Brunetti sat and waited for her and with her.
‘I gave them the apartment in Campo Santa Maria Mater Domini, years ago, when they were still married. She kept it after the divorce.’ She spoke in a low, tight voice. ‘I made her a monthly payment. I paid her bills, and Manuela’s. I paid for the horse, the lessons, the stable, even the horse’s food. When her mot
her asked for more, something in me snapped and I refused.’ She looked at Brunetti, waiting for his response.
‘I see,’ Brunetti said.
‘After it happened, her mother told me that Manuela had got worse because she didn’t go to see someone.’ She paused, then volunteered, ‘Later I learned that my son had given her the money, but she never sent Manuela to see a psychologist.’
Brunetti realized that she was not going to say any more, and so he asked, ‘Did you see her soon before the incident?’
‘No. Every time I phoned, her mother told me Manuela wasn’t there.’

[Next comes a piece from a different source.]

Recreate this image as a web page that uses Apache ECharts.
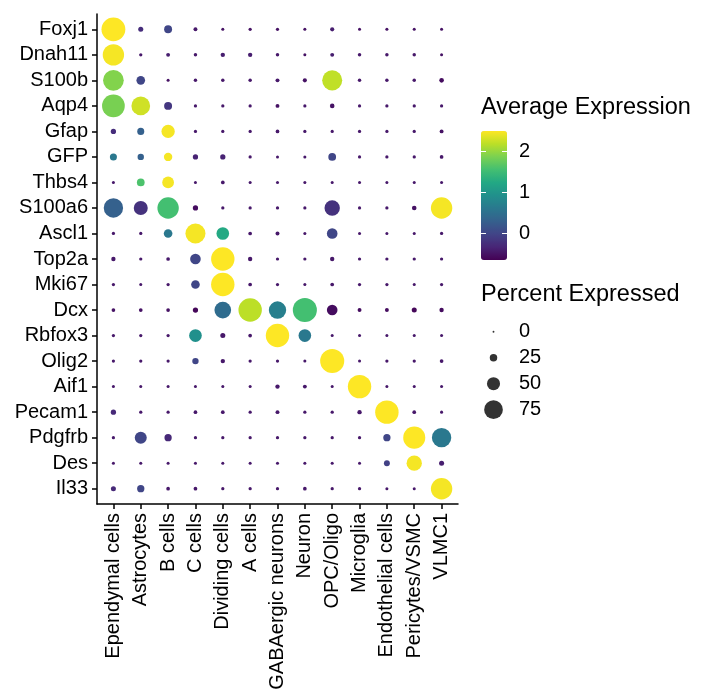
<!DOCTYPE html>
<html>
<head>
<meta charset="utf-8">
<script src="https://cdn.jsdelivr.net/npm/echarts@6/dist/echarts.min.js"></script>
<style>html,body{margin:0;padding:0;background:#fff;}#c{width:708px;height:694px;}</style>
</head>
<body>
<div id="c"></div>
<script>
var cellTypes = ['Ependymal cells','Astrocytes','B cells','C cells','Dividing cells','A cells','GABAergic neurons','Neuron','OPC/Oligo','Microglia','Endothelial cells','Pericytes/VSMC','VLMC1'];
var genes = ['Foxj1','Dnah11','S100b','Aqp4','Gfap','GFP','Thbs4','S100a6','Ascl1','Top2a','Mki67','Dcx','Rbfox3','Olig2','Aif1','Pecam1','Pdgfrb','Des','Il33'];

// percent expressed, one row per gene (columns follow cellTypes)
var pctRows = [
  [98,14,27,9,5,6,6,5,10,5,5,5,5],
  [87,6,9,7,11,11,7,5,9,7,7,7,5],
  [84,30,5,7,7,7,9,10,81,7,7,7,12],
  [93,75,27,6,6,6,9,6,12,6,6,6,6],
  [15,23,51,6,6,6,8,6,6,6,6,6,9],
  [23,20,29,15,15,6,5,5,26,6,6,6,8],
  [5,26,44,5,8,5,5,5,5,5,5,5,5],
  [78,54,87,15,6,6,6,6,60,6,6,12,87],
  [6,6,30,81,48,8,9,5,39,5,5,5,6],
  [11,6,8,39,96,11,6,6,11,6,6,6,6],
  [6,5,6,30,96,8,6,5,8,6,6,5,6],
  [8,8,8,15,66,96,69,99,39,9,9,14,11],
  [6,6,6,48,14,8,96,48,5,5,5,5,5],
  [6,6,6,20,11,6,6,5,99,5,6,6,8],
  [5,5,5,5,5,5,11,9,5,96,5,5,5],
  [15,6,6,8,8,6,9,6,6,11,96,8,5],
  [6,45,24,6,6,6,6,6,6,6,24,90,78],
  [5,5,5,5,5,5,5,5,5,5,18,60,14],
  [14,24,8,8,6,6,6,8,6,6,5,5,87]
];

// average expression, one row per gene
var avgRows = [
  [2.49,-0.25,0.0,-0.45,-0.5,-0.5,-0.5,-0.5,-0.4,-0.5,-0.5,-0.5,-0.5],
  [2.45,-0.45,-0.4,-0.45,-0.4,-0.4,-0.45,-0.5,-0.4,-0.45,-0.45,-0.45,-0.5],
  [1.9,0.0,-0.5,-0.45,-0.45,-0.45,-0.45,-0.5,2.2,-0.45,-0.45,-0.45,-0.55],
  [1.85,2.27,-0.15,-0.45,-0.45,-0.45,-0.5,-0.45,-0.5,-0.45,-0.45,-0.45,-0.45],
  [-0.25,0.3,2.45,-0.45,-0.45,-0.45,-0.45,-0.45,-0.45,-0.45,-0.45,-0.45,-0.5],
  [0.6,0.3,2.45,-0.35,-0.35,-0.45,-0.45,-0.45,0.0,-0.45,-0.45,-0.45,-0.45],
  [-0.45,1.6,2.45,-0.45,-0.45,-0.45,-0.45,-0.45,-0.45,-0.45,-0.45,-0.45,-0.45],
  [0.3,-0.2,1.55,-0.55,-0.45,-0.45,-0.45,-0.45,-0.2,-0.45,-0.45,-0.5,2.45],
  [-0.45,-0.45,0.6,2.45,1.25,-0.45,-0.45,-0.45,0.0,-0.45,-0.45,-0.45,-0.45],
  [-0.45,-0.45,-0.45,0.0,2.49,-0.45,-0.45,-0.45,-0.45,-0.45,-0.45,-0.45,-0.45],
  [-0.45,-0.45,-0.45,0.0,2.49,-0.45,-0.45,-0.45,-0.45,-0.45,-0.45,-0.45,-0.45],
  [-0.5,-0.5,-0.5,-0.6,0.45,2.18,0.7,1.55,-0.55,-0.55,-0.55,-0.6,-0.55],
  [-0.45,-0.45,-0.45,0.92,-0.45,-0.45,2.49,0.6,-0.45,-0.45,-0.45,-0.45,-0.45],
  [-0.45,-0.45,-0.45,0.0,-0.45,-0.45,-0.45,-0.45,2.49,-0.45,-0.45,-0.45,-0.45],
  [-0.45,-0.45,-0.45,-0.45,-0.45,-0.45,-0.45,-0.45,-0.45,2.49,-0.45,-0.45,-0.45],
  [-0.3,-0.45,-0.45,-0.45,-0.45,-0.45,-0.45,-0.45,-0.45,-0.45,2.49,-0.45,-0.45],
  [-0.45,0.0,-0.3,-0.45,-0.45,-0.45,-0.45,-0.45,-0.45,-0.45,0.0,2.49,0.6],
  [-0.45,-0.45,-0.45,-0.45,-0.45,-0.45,-0.45,-0.45,-0.45,-0.45,-0.05,2.45,-0.4],
  [-0.3,0.0,-0.45,-0.45,-0.45,-0.45,-0.45,-0.45,-0.45,-0.45,-0.45,-0.45,2.45]
];

var colorTicks = [0, 1, 2];
var sizeLegendValues = [0, 25, 50, 75];
var viridis = ['#440154','#482576','#414487','#35608D','#2A788E','#21908C','#22A884','#43BF71','#7AD151','#BBDF27','#FDE725'];

function dotSize(p) { return 1.9 + 0.224 * p; }

var mainData = [];
for (var i = 0; i < genes.length; i++) {
  for (var j = 0; j < cellTypes.length; j++) {
    mainData.push([j, i, avgRows[i][j], pctRows[i][j]]);
  }
}
var xIdx = cellTypes.map(function (_, k) { return k; });
var yIdx = genes.map(function (_, k) { return k; });
var FONT = 'Liberation Sans, Arial, Helvetica, sans-serif';

var chart = echarts.init(document.getElementById('c'));
chart.setOption({
  animation: false,
  backgroundColor: '#fff',
  textStyle: { fontFamily: FONT, color: '#000' },
  title: [
    { text: 'Average Expression', left: 481, top: 96, padding: 0,
      textStyle: { fontFamily: FONT, fontSize: 23.5, fontWeight: 'normal', color: '#000' } },
    { text: 'Percent Expressed', left: 481, top: 283, padding: 0,
      textStyle: { fontFamily: FONT, fontSize: 23.5, fontWeight: 'normal', color: '#000' } }
  ],
  grid: [
    { left: 97, top: 14, right: 250, bottom: 190 },
    { left: 481, top: 131, width: 26, height: 129 },
    { left: 483, top: 318.7, width: 21, height: 104 }
  ],
  xAxis: [
    { type: 'value', gridIndex: 0, min: -0.6, max: 12.6,
      axisLine: { show: true, onZero: false, lineStyle: { color: '#000', width: 1.5 } },
      axisTick: { show: true, length: 5, customValues: xIdx, lineStyle: { color: '#000', width: 1.5 } },
      axisLabel: { customValues: xIdx, rotate: 90, margin: 9, fontSize: 20, color: '#000', fontFamily: FONT,
        formatter: function (v) { return cellTypes[Math.round(v)]; } },
      splitLine: { show: false } },
    { type: 'value', gridIndex: 1, min: 0, max: 1, show: false },
    { type: 'category', gridIndex: 2, data: ['p'], show: false }
  ],
  yAxis: [
    { type: 'value', gridIndex: 0, min: -0.6, max: 18.6, inverse: true,
      axisLine: { show: true, onZero: false, lineStyle: { color: '#000', width: 1.5 } },
      axisTick: { show: true, length: 5, customValues: yIdx, lineStyle: { color: '#000', width: 1.5 } },
      axisLabel: { customValues: yIdx, margin: 9, fontSize: 20, color: '#000', fontFamily: FONT,
        formatter: function (v) { return genes[Math.round(v)]; } },
      splitLine: { show: false } },
    { type: 'value', gridIndex: 1, min: -0.65, max: 2.49, position: 'right', z: 10,
      axisLine: { show: false, onZero: false },
      axisTick: { show: true, inside: true, length: 5, customValues: colorTicks, lineStyle: { color: '#fff', width: 1 } },
      axisLabel: { customValues: colorTicks, margin: 12, fontSize: 20, color: '#000', fontFamily: FONT },
      splitLine: { show: false } },
    { type: 'value', gridIndex: 1, min: -0.65, max: 2.49, position: 'left', z: 10,
      axisLine: { show: false, onZero: false },
      axisTick: { show: true, inside: true, length: 5, customValues: colorTicks, lineStyle: { color: '#fff', width: 1 } },
      axisLabel: { show: false },
      splitLine: { show: false } },
    { type: 'category', gridIndex: 2, inverse: true, position: 'right',
      data: sizeLegendValues.map(String),
      axisLine: { show: false }, axisTick: { show: false },
      axisLabel: { interval: 0, margin: 15, fontSize: 20, color: '#000', fontFamily: FONT },
      splitLine: { show: false } }
  ],
  visualMap: [{
    type: 'continuous', seriesIndex: 0, dimension: 2,
    min: -0.65, max: 2.49, calculable: false, show: true,
    left: 481, top: 131, itemWidth: 26, itemHeight: 129, padding: 0, z: 2,
    text: null, showLabel: false,
    inRange: { color: viridis }
  }],
  series: [
    { type: 'scatter', xAxisIndex: 0, yAxisIndex: 0, data: mainData,
      symbolSize: function (d) { return dotSize(d[3]); },
      itemStyle: { opacity: 1 } },
    { type: 'scatter', xAxisIndex: 2, yAxisIndex: 3,
      data: sizeLegendValues.map(function (v) { return ['p', String(v), v]; }),
      symbolSize: function (d) { return dotSize(d[2]); },
      itemStyle: { color: '#000' } }
  ]
});
</script>
</body>
</html>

‘How long did this go on?’
‘Until about a week before it happened, when she finally let me talk to Manuela on the phone.’ The Contessa folded her arms across her chest as though the room had suddenly grown very cold. ‘I asked her how she was, and she said she was fine; then she asked me how I was, and I gave her the same answer. But she didn’t sound fine to me. She didn’t sound all right at all.’
‘And then?’
‘A week later, my son called me in the middle of the night to tell me what had happened.’ She looked up at the ceiling and began to nod her head repeatedly, giving assent to something Brunetti didn’t understand.
‘So you didn’t see her again before it happened?’
‘No.’
Brunetti pulled out his notebook and opened it. ‘I’d like you to give me the telephone number for your daughter-in-law, and your own,’ he said. She gave him both numbers from memory, and he wrote them down.
‘Do you know the names of any of Manuela’s friends, people she knew here or went to school with? Boyfriends, if she had any.’
While he was thinking of what else she might be able to tell him, the Contessa said, ‘Those are things you’ll have to ask her mother. I think Manuela’s lost contact with her friends.’ Hearing that, she edited it: ‘Or they’ve lost touch with her.’
He had once believed that people, parents in particular, would notice unusual behaviour in their children, but he had found that this was often not the case. Most people were observant only in retrospect.